- _Written exercise_: Omit every picture, and retype the lines that run from the beginning of the data below through the line containing "anchor=base east] (L4)", inclusive.

- _Collected material_:
# # # # #

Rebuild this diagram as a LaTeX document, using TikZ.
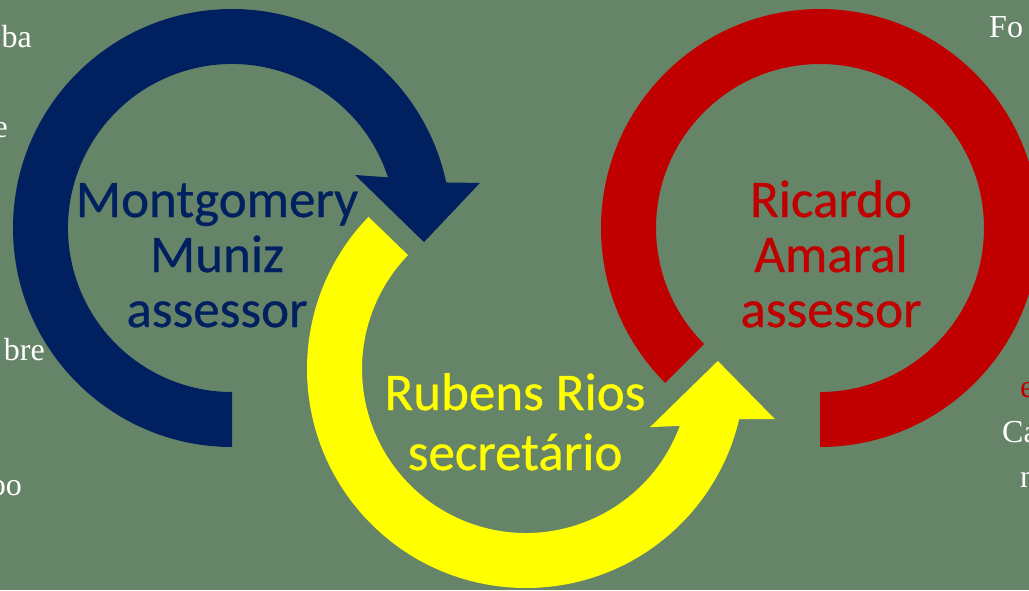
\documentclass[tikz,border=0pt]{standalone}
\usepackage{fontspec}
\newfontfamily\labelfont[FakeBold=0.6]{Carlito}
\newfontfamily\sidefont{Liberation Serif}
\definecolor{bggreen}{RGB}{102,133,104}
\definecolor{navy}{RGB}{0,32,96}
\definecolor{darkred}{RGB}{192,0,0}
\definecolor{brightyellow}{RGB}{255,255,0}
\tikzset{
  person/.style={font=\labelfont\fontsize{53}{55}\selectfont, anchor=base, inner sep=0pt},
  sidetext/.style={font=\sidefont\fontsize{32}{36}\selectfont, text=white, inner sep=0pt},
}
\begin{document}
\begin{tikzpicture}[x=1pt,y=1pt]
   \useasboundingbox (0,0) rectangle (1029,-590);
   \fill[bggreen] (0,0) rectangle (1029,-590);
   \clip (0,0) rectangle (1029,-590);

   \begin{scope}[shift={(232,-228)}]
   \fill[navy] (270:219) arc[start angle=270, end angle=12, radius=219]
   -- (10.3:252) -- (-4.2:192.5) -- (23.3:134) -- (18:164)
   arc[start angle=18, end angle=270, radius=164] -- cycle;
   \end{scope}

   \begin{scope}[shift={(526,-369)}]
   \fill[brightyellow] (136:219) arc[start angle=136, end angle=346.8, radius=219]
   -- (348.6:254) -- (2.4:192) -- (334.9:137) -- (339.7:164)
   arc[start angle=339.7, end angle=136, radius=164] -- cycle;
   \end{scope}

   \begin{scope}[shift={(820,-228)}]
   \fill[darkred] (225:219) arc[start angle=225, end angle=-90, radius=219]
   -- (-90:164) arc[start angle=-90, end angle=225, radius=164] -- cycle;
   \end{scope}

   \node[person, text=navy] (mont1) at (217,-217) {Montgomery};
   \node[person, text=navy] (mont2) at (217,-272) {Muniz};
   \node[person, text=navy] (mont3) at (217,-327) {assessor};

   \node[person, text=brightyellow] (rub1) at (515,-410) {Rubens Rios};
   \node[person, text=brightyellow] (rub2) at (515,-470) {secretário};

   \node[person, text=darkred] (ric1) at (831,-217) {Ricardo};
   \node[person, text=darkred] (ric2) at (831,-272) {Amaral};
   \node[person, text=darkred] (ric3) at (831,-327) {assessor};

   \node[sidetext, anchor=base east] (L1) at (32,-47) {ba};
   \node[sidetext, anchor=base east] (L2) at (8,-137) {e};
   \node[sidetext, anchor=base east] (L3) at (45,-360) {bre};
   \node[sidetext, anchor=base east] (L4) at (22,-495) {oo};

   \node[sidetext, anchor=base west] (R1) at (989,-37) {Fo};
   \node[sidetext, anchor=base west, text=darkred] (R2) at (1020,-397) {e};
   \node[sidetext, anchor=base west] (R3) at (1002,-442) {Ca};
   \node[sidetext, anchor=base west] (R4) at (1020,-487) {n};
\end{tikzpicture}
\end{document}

# # # # #

- _Worked answer_:
Rebuild this diagram as a LaTeX document, using TikZ.
\documentclass[tikz,border=0pt]{standalone}
\usepackage{fontspec}
\newfontfamily\labelfont[FakeBold=0.6]{Carlito}
\newfontfamily\sidefont{Liberation Serif}
\definecolor{bggreen}{RGB}{102,133,104}
\definecolor{navy}{RGB}{0,32,96}
\definecolor{darkred}{RGB}{192,0,0}
\definecolor{brightyellow}{RGB}{255,255,0}
\tikzset{
  person/.style={font=\labelfont\fontsize{53}{55}\selectfont, anchor=base, inner sep=0pt},
  sidetext/.style={font=\sidefont\fontsize{32}{36}\selectfont, text=white, inner sep=0pt},
}
\begin{document}
\begin{tikzpicture}[x=1pt,y=1pt]
   \useasboundingbox (0,0) rectangle (1029,-590);
   \fill[bggreen] (0,0) rectangle (1029,-590);
   \clip (0,0) rectangle (1029,-590);

   \begin{scope}[shift={(232,-228)}]
   \fill[navy] (270:219) arc[start angle=270, end angle=12, radius=219]
   -- (10.3:252) -- (-4.2:192.5) -- (23.3:134) -- (18:164)
   arc[start angle=18, end angle=270, radius=164] -- cycle;
   \end{scope}

   \begin{scope}[shift={(526,-369)}]
   \fill[brightyellow] (136:219) arc[start angle=136, end angle=346.8, radius=219]
   -- (348.6:254) -- (2.4:192) -- (334.9:137) -- (339.7:164)
   arc[start angle=339.7, end angle=136, radius=164] -- cycle;
   \end{scope}

   \begin{scope}[shift={(820,-228)}]
   \fill[darkred] (225:219) arc[start angle=225, end angle=-90, radius=219]
   -- (-90:164) arc[start angle=-90, end angle=225, radius=164] -- cycle;
   \end{scope}

   \node[person, text=navy] (mont1) at (217,-217) {Montgomery};
   \node[person, text=navy] (mont2) at (217,-272) {Muniz};
   \node[person, text=navy] (mont3) at (217,-327) {assessor};

   \node[person, text=brightyellow] (rub1) at (515,-410) {Rubens Rios};
   \node[person, text=brightyellow] (rub2) at (515,-470) {secretário};

   \node[person, text=darkred] (ric1) at (831,-217) {Ricardo};
   \node[person, text=darkred] (ric2) at (831,-272) {Amaral};
   \node[person, text=darkred] (ric3) at (831,-327) {assessor};

   \node[sidetext, anchor=base east] (L1) at (32,-47) {ba};
   \node[sidetext, anchor=base east] (L2) at (8,-137) {e};
   \node[sidetext, anchor=base east] (L3) at (45,-360) {bre};
   \node[sidetext, anchor=base east] (L4) at (22,-495) {oo};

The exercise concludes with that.